Did the diabetes check improve drug adherence of Dutch patients with diabetes?: an intervention study.

Hendriks, M., Vervloet, M., Dijk, L. van. Did the diabetes check improve drug adherence of Dutch patients with diabetes?: an intervention study. European Journal of Public Health: 2005, 15(Suppl. 1) 155. Abstract. 13th Annual EUPHA Meeting "Promoting the public's health: reorienting health policies, linking health promotion and health care", Graz, 10-12 November 2005.
Background: Poor adherence to treatment of chronic diseases is a worldwide problem. Medicines are often part of therapy and appropriate drug use is important in optimizing health care outcomes. Pharmacies can improve drug adherence by providing information and assistance to their patients.

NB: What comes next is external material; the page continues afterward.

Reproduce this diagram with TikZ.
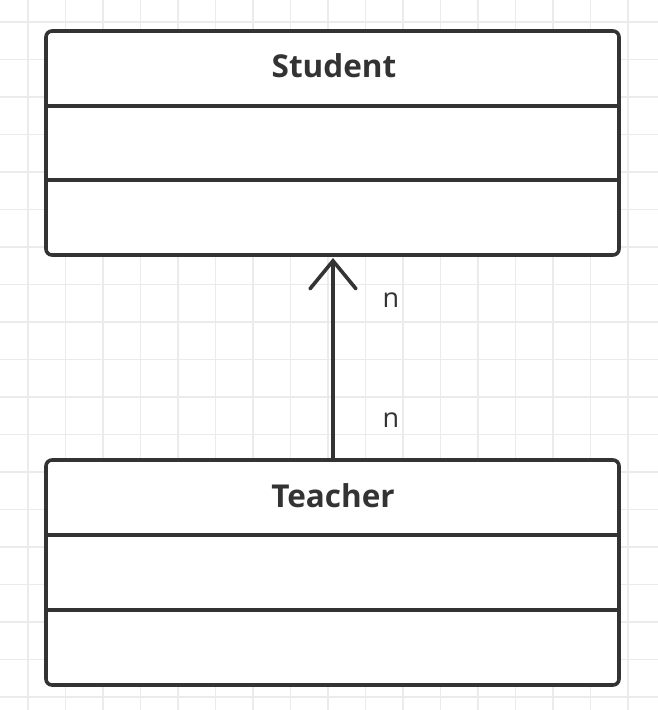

Several interventions have taken place in Dutch pharmacies to enhance pharmaceutical care. We
investigated whether the Diabetes Check influenced drug adherence of patients with diabetes. Methods: Diabetes Check (DC) aimed to improve drug adherence by enhancing communication about taking medicines between pharmacists and patients. The study included two types of data. Drug adherence was measured by self-report. One thousand and forty-one patients with diabetes completed the MARS-5; 548 patients came from pharmacies that participated in DC. The Foundation for Pharmaceutical Statistics provided dispensation data on insulin and oral hypoglycaemic agents in 2000 and 2004 by 46 pharmacies (22 participated in DC). Data were analysed using multilevel regression analyses. Results: The groups of patients did not differ concerning self-reported drug adherence (b=0.09, P>.05). Patients reported that they took their medications according to prescriptions (M = 23.0, SD = 2.3). The dispensation data revealed that the number of short-term users of oral medication decreased significantly from 14.6 to 10.7% in the DC-group, and from 17.9 to 12.3% in the control group. The difference in the decrease, however, was not significant between the groups. Conclusions: Diabetes Check did not influence drug adherence of patients with diabetes. Drug adherence improved for patients of both participating and non-participating pharmacies. Since all pharmacies had participated in interventions to enhance pharmaceutical care, this might explain the increase in drug adherence for all patients. (aut.ref.)